» **WORK REQUIRED**
Omit pictures and quote the listing below line by line, from its start through the line that holds "const yStep = 1;".

=-=-=

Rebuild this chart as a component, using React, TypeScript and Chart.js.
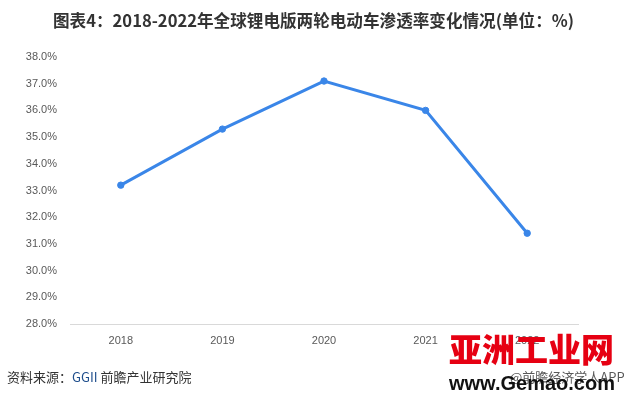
import React, { useEffect, useRef } from "react";
import { Chart, registerables } from "chart.js";

Chart.register(...registerables);

const years = ["2018", "2019", "2020", "2021", "2022"];
const penetration = [33.2, 35.3, 37.1, 36.0, 31.4];
const yMin = 28;
const yMax = 38;
const yStep = 1;

const titleText = "图表4：2018-2022年全球锂电版两轮电动车渗透率变化情况(单位：%)";
const sourceLabel = "资料来源：";
const sourceOrg = "GGII";
const sourceRest = " 前瞻产业研究院";
const creditText = "@前瞻经济学人APP";
const logoText = "亚洲工业网";
const siteText = "www.Gemao.com";

export default function App() {
  const ref = useRef<HTMLCanvasElement | null>(null);

  useEffect(() => {
    document.body.style.margin = "0";
    const ctx = ref.current;
    if (!ctx) return;
    const chart = new Chart(ctx, {
      type: "line",
      data: {
        labels: years,
        datasets: [
          {
            data: penetration,
            borderColor: "#3A86E8",
            backgroundColor: "#3A86E8",
            pointBackgroundColor: "#3A86E8",
            pointBorderColor: "#3A86E8",
            borderWidth: 3,
            pointRadius: 3.2,
            pointBorderWidth: 1,
            tension: 0,
          },
        ],
      },
      options: {
        responsive: false,
        animation: false,
        layout: { padding: { left: 0, right: 49, top: 57, bottom: 43 } },
        plugins: { legend: { display: false }, title: { display: false }, tooltip: { enabled: false } },
        scales: {
          x: {
            offset: true,
            grid: { display: false, drawTicks: false },
            border: { display: true, color: "#D9D9D9", width: 1 },
            ticks: {
              color: "#595959",
              font: { family: "'Liberation Sans', Arial, sans-serif", size: 11 },
              padding: 10,
              maxRotation: 0,
            },
            afterFit: (s: any) => {
              s.height = 30;
            },
          },
          y: {
            min: yMin,
            max: yMax,
            grid: { display: false, drawTicks: false },
            border: { display: false },
            ticks: {
              stepSize: yStep,
              color: "#595959",
              font: { family: "'Liberation Sans', Arial, sans-serif", size: 11 },
              padding: 13,
              callback: (v: any) => Number(v).toFixed(1) + "%",
            },
            afterFit: (s: any) => {
              s.width = 70;
            },
          },
        },
      },
    });
    return () => chart.destroy();
  }, []);

  const cjk = "'Noto Sans CJK SC', 'Microsoft YaHei', sans-serif";

  return (
    <div style={{ position: "fixed", left: 0, top: 0, width: 627, height: 397, background: "#fff", overflow: "hidden" }}>
      <canvas ref={ref} width={627} height={397} style={{ position: "absolute", left: 0, top: 0 }} />
      <div
        style={{
          position: "absolute",
          left: 0,
          top: 8,
          width: 627,
          textAlign: "center",
          fontFamily: cjk,
          fontWeight: 700,
          fontSize: 16.6,
          lineHeight: "24px",
          color: "#333333",
          whiteSpace: "nowrap",
        }}
      >
        {titleText}
      </div>
      <div
        style={{
          position: "absolute",
          left: 7,
          top: 367,
          fontFamily: cjk,
          fontSize: 13,
          lineHeight: "20px",
          color: "#333333",
          whiteSpace: "nowrap",
        }}
      >
        {sourceLabel}
        <span style={{ color: "#1F4E8C" }}>{sourceOrg}</span>
        {sourceRest}
      </div>
      <div
        style={{
          position: "absolute",
          left: 510,
          top: 367,
          fontFamily: cjk,
          fontSize: 13,
          lineHeight: "20px",
          color: "#595959",
          whiteSpace: "nowrap",
        }}
      >
        {creditText}
      </div>
      <div
        style={{
          position: "absolute",
          left: 449,
          top: 328,
          fontFamily: cjk,
          fontWeight: 900,
          fontSize: 33,
          lineHeight: "40px",
          color: "#E60012",
          whiteSpace: "nowrap",
          letterSpacing: 0,
        }}
      >
        {logoText}
      </div>
      <div
        style={{
          position: "absolute",
          left: 449,
          top: 372,
          fontFamily: "'Liberation Sans', Arial, sans-serif",
          fontWeight: 700,
          fontSize: 20,
          lineHeight: "22px",
          color: "#111111",
          whiteSpace: "nowrap",
        }}
      >
        {siteText}
      </div>
    </div>
  );
}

=-=-=

» **REPLY TO THE EXERCISE**
Rebuild this chart as a component, using React, TypeScript and Chart.js.
import React, { useEffect, useRef } from "react";
import { Chart, registerables } from "chart.js";

Chart.register(...registerables);

const years = ["2018", "2019", "2020", "2021", "2022"];
const penetration = [33.2, 35.3, 37.1, 36.0, 31.4];
const yMin = 28;
const yMax = 38;
const yStep = 1;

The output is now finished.